• **INFORMATION SUPPLIED**
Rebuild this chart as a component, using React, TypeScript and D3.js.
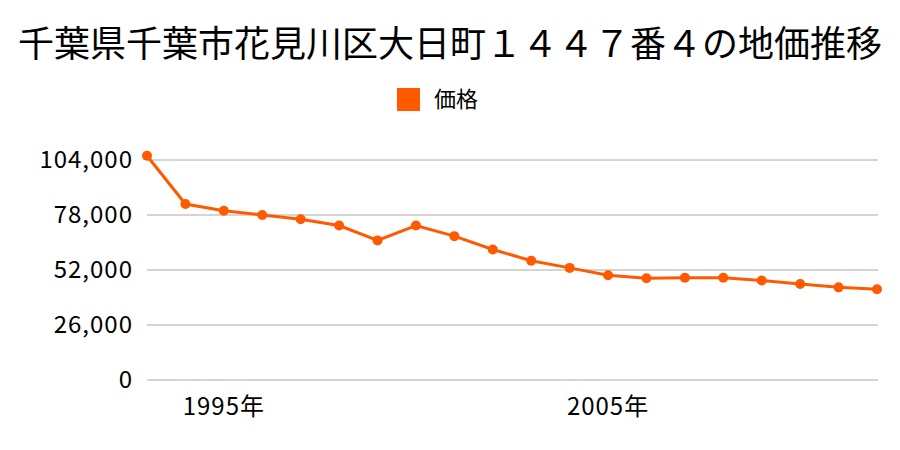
import React from "react";
import * as d3 from "d3";

const years = [1993,1994,1995,1996,1997,1998,1999,2000,2001,2002,2003,2004,2005,2006,2007,2008,2009,2010,2011,2012];
const prices = [106000,83200,80000,78000,76000,73000,66000,73000,68000,61700,56400,53000,49500,48100,48300,48300,47000,45400,43800,42900];
const yTicks = [0,26000,52000,78000,104000];
const xLabels = [1995,2005];
const title = "千葉県千葉市花見川区大日町１４４７番４の地価推移";
const legendLabel = "価格";

const W = 900, H = 450;
const left = 147, right = 878, top = 160, bottom = 380;
const color = "#ff5a00";
const font = "'Noto Sans CJK JP', 'Noto Sans', sans-serif";

export default function App() {
  const x = d3.scaleLinear().domain([years[0], years[years.length - 1]]).range([left, 877]);
  const y = d3.scaleLinear().domain([0, 104000]).range([bottom, top]);
  const line = d3.line<number>().x((_, i) => x(years[i])).y(d => y(d));
  const fmt = d3.format(",");
  return (
    <svg width={W} height={H} style={{ position: "absolute", left: 0, top: 0, background: "#fff" }} fontFamily={font}>
      <text x={450} y={57} textAnchor="middle" fontSize={36} fill="#000">{title}</text>
      <rect x={397} y={88} width={23} height={23} fill={color} />
      <text x={434} y={107} fontSize={22} fill="#000">{legendLabel}</text>
      {yTicks.map(t => (
        <g key={t}>
          <line x1={left} x2={right} y1={y(t)} y2={y(t)} stroke="#aaa" strokeWidth={1} />
          <text x={133} y={y(t) + 8} textAnchor="end" fontSize={24} letterSpacing={1} fill="#000">{fmt(t)}</text>
        </g>
      ))}
      {xLabels.map(yr => (
        <text key={yr} x={x(yr)} y={415} textAnchor="middle" fontSize={24} letterSpacing={1} fill="#000">{yr}年</text>
      ))}
      <path d={line(prices) || ""} fill="none" stroke={color} strokeWidth={3} />
      {prices.map((p, i) => (
        <circle key={i} cx={x(years[i])} cy={y(p)} r={5} fill={color} />
      ))}
    </svg>
  );
}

• **CHALLENGE**
Begin at the top of the material above and output each line exactly, stopping after the line that holds "CJK JP', 'Noto". Leave out pictures.

• **FINISHED ANSWER**
Rebuild this chart as a component, using React, TypeScript and D3.js.
import React from "react";
import * as d3 from "d3";

const years = [1993,1994,1995,1996,1997,1998,1999,2000,2001,2002,2003,2004,2005,2006,2007,2008,2009,2010,2011,2012];
const prices = [106000,83200,80000,78000,76000,73000,66000,73000,68000,61700,56400,53000,49500,48100,48300,48300,47000,45400,43800,42900];
const yTicks = [0,26000,52000,78000,104000];
const xLabels = [1995,2005];
const title = "千葉県千葉市花見川区大日町１４４７番４の地価推移";
const legendLabel = "価格";

const W = 900, H = 450;
const left = 147, right = 878, top = 160, bottom = 380;
const color = "#ff5a00";
const font = "'Noto Sans CJK JP', 'Noto Sans', sans-serif";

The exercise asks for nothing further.